Transocean rallied 19.6% after coverage highlighted an energy boom that is improving cash flow visibility for offshore drillers. The move extended a multi-week rebound in the group and pushed trading volumes well above recent averages. Investors pointed to firm crude prices, longer contract tenors, and improving utilization across modern floaters as supports for the tape. The headline catalyst was a report flagging Transocean’s 19.6% gain on energy boom momentum.
The offshore cycle has been tightening as operators commit to multi-year projects to replace reserves. Modern ultra-deepwater rigs remain scarce relative to demand, which keeps dayrates elevated and stretches backlogs. Street commentary around Transocean has focused on contract discipline, a cleaner balance sheet path, and improving pricing power as utilization rises. These dynamics help explain why Transocean soars 19.6% on energy boom optimism rather than a one-off headline.
Transocean will report third-quarter results after the market close on Wednesday, Oct 29, 2025, followed by a conference call on Oct 30. Consensus expects stronger revenue on higher activity, with investors looking for color on dayrate cadence, cost discipline, and backlog conversion. Management’s tone on contract awards into 2026 will be critical for sustaining the rally.

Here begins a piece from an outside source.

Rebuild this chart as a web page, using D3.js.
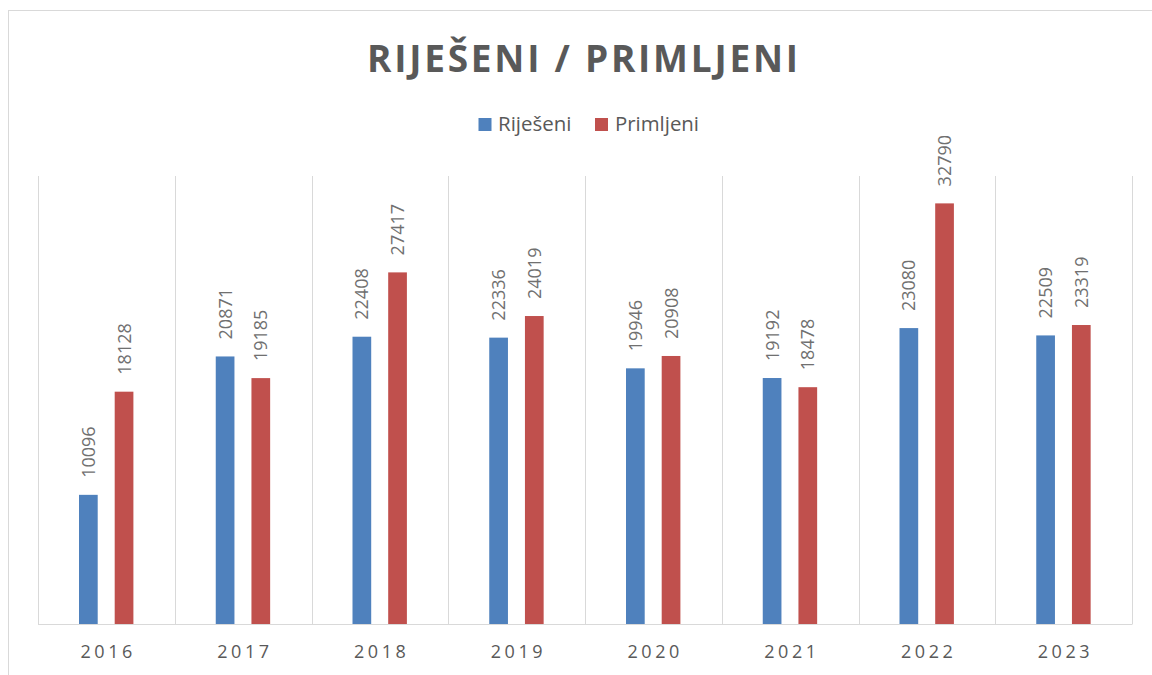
<!DOCTYPE html>
<html>
<head>
<meta charset="utf-8">
<script src="https://cdn.jsdelivr.net/npm/d3@7"></script>
<style>
  html, body { margin: 0; padding: 0; background: #ffffff; }
  svg { display: block; }
  text { font-family: "Open Sans", "Noto Sans", sans-serif; fill: #595959; }
</style>
</head>
<body>
<svg id="chart" width="1152" height="675"></svg>
<script>
const title = "RIJEŠENI / PRIMLJENI";
const categories = ["2016", "2017", "2018", "2019", "2020", "2021", "2022", "2023"];
const seriesNames = ["Riješeni", "Primljeni"];
const rijeseni = [10096, 20871, 22408, 22336, 19946, 19192, 23080, 22509];
const primljeni = [18128, 19185, 27417, 24019, 20908, 18478, 32790, 23319];
const colors = ["#4f81bd", "#c0504d"];

const svg = d3.select("#chart");

// chart border
svg.append("rect")
  .attr("x", 8.5).attr("y", 10.5)
  .attr("width", 1160).attr("height", 700)
  .attr("fill", "none").attr("stroke", "#d9d9d9").attr("stroke-width", 1);

const plot = { left: 38, right: 1132, top: 175, bottom: 624.5 };

const x0 = d3.scaleBand().domain(categories).range([plot.left, plot.right]).padding(0);
const x1 = d3.scaleBand().domain(seriesNames).range([41, 95.4]).paddingInner(0.476).paddingOuter(0);
const y = d3.scaleLinear().domain([0, 35000]).range([plot.bottom, plot.top]);

// vertical category gridlines
const bounds = categories.map(c => x0(c)).concat([x0(categories[categories.length - 1]) + x0.bandwidth()]);
svg.append("g").selectAll("line").data(bounds).join("line")
  .attr("x1", d => Math.round(d) + 0.5).attr("x2", d => Math.round(d) + 0.5)
  .attr("y1", plot.top + 1).attr("y2", plot.bottom)
  .attr("stroke", "#d9d9d9").attr("stroke-width", 1);

// bars
const rows = categories.map((c, i) => ({ cat: c, vals: [rijeseni[i], primljeni[i]] }));
const groups = svg.append("g").selectAll("g").data(rows).join("g")
  .attr("transform", d => `translate(${x0(d.cat)},0)`);

groups.selectAll("rect").data(d => d.vals.map((v, k) => ({ name: seriesNames[k], v, k }))).join("rect")
  .attr("x", d => x1(d.name))
  .attr("width", x1.bandwidth())
  .attr("y", d => y(d.v))
  .attr("height", d => y(0) - y(d.v))
  .attr("fill", d => colors[d.k]);

// data labels (rotated)
groups.selectAll("text").data(d => d.vals.map((v, k) => ({ name: seriesNames[k], v, k }))).join("text")
  .attr("transform", d => `translate(${x1(d.name) + x1.bandwidth() / 2},${y(d.v) - 17}) rotate(-90)`)
  .attr("dy", "0.36em")
  .attr("text-anchor", "start")
  .style("font-size", "18px")
  .style("fill", "#707070")
  .text(d => d.v);

// baseline
svg.append("line")
  .attr("x1", plot.left).attr("x2", plot.right)
  .attr("y1", plot.bottom).attr("y2", plot.bottom)
  .attr("stroke", "#d9d9d9").attr("stroke-width", 1);

// x axis labels
const xAxis = d3.axisBottom(x0).tickSize(0).tickPadding(0);
const gx = svg.append("g").attr("transform", `translate(0,${plot.bottom})`).call(xAxis);
gx.select(".domain").remove();
gx.selectAll("text")
  .attr("y", 33.5).attr("dy", 0)
  .attr("textLength", 52).attr("lengthAdjust", "spacing")
  .style("font-size", "18px")
  .style("font-family", "'Open Sans', sans-serif")
  .attr("fill", "#595959");

// title
svg.append("text")
  .attr("x", 582.5).attr("y", 72)
  .attr("text-anchor", "middle")
  .attr("textLength", 431).attr("lengthAdjust", "spacing")
  .style("font-size", "37px").style("font-weight", "700")
  .text(title);

// legend
const legendItems = [
  { name: seriesNames[0], color: colors[0], sx: 478.5, tx: 498, tl: 73.5 },
  { name: seriesNames[1], color: colors[1], sx: 595, tx: 615, tl: 84 }
];
const lg = svg.append("g");
lg.selectAll("rect").data(legendItems).join("rect")
  .attr("x", d => d.sx).attr("y", 118)
  .attr("width", 13).attr("height", 13)
  .attr("fill", d => d.color);
lg.selectAll("text").data(legendItems).join("text")
  .attr("x", d => d.tx).attr("y", 131)
  .attr("textLength", d => d.tl).attr("lengthAdjust", "spacingAndGlyphs")
  .style("font-size", "20px")
  .text(d => d.name);
</script>
</body>
</html>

Independent previews ahead of the print point to a material uptick in average utilization for the September quarter compared with last year, reinforcing the view that the fleet is working harder at better economics. A higher utilization base, combined with firm dayrates, typically translates to operating leverage as fixed costs are spread over more active rig days.

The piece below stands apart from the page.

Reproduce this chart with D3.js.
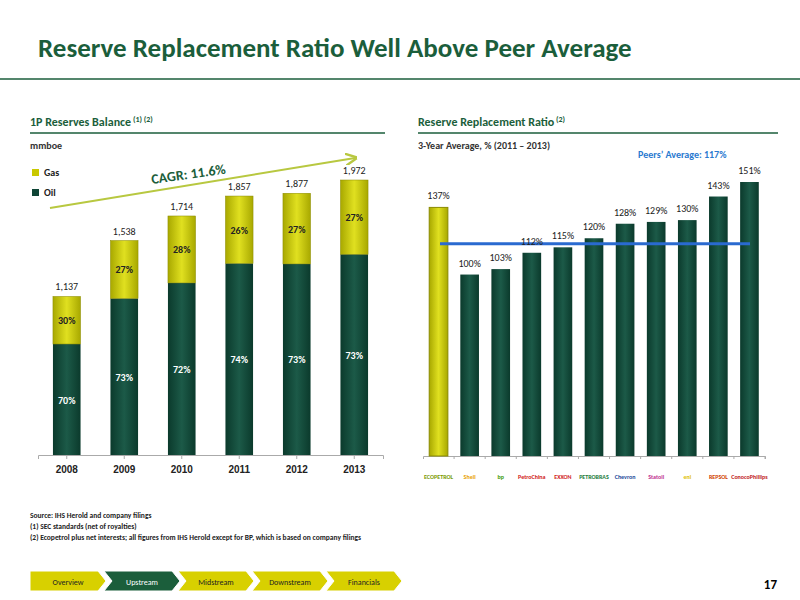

After the 19.6% pop, the market is pricing better visibility on cash generation and backlog quality. Investors also expect Transocean to continue refining its capital structure after earlier financing moves in September, which positioned the company to reduce leverage over time. If the earnings update confirms rising cash margins and disciplined contracting, multiples can hold even if crude stalls. If not, momentum traders may fade the move.
The energy boom narrative rests on a macro mix that favors offshore. Operators are committing to longer-cycle barrels that require specialized rigs, which supports multi-year visibility for contractors. Offshore projects carry higher upfront cost, yet they deliver scale and stable decline profiles when completed. That capex mix keeps modern floaters in demand, a backdrop that benefits Transocean if it maintains high uptime and cost control.
Three items will frame the stock’s next leg. First, backlog additions and repricings that signal where 2026–2027 dayrates are clearing. Second, operating expense and maintenance schedules that determine available days in 2026. Third, capital allocation, including de-leveraging progress and any commentary on asset sales or joint ventures that could accelerate balance sheet repair. Preview notes already point to higher activity, but the magnitude and quality of that activity will drive revisions.
Coverage roundups show sentiment improving but still mixed, with the average 12-month target implying modest upside from recent levels. That leaves room for estimate and target upgrades if results beat on revenue per day or if backlog wins arrive at premium pricing. Conversely, any hint of slippage in availability or unexpected downtime could cap the rally.
Key risks include a sharp drop in crude that delays operator final investment decisions, unexpected rig downtime that crimps available days, and cost inflation in shipyards or subsea services that squeezes margins. Policy headlines around trade or shipping can also ripple through offshore timelines, while financing costs matter for a sector still normalizing capital structures. Investors will parse the Q3 call for buffers against these risks.
Transocean’s jump underscores a broader re-rating of offshore services when utilization and dayrates rise together. Peers with younger fleets and strong safety records tend to benefit first, while older assets face heavier reactivation costs. If operators keep awarding multi-year work, the cycle can lengthen, although stock moves will track backlog quality more than headline oil prices.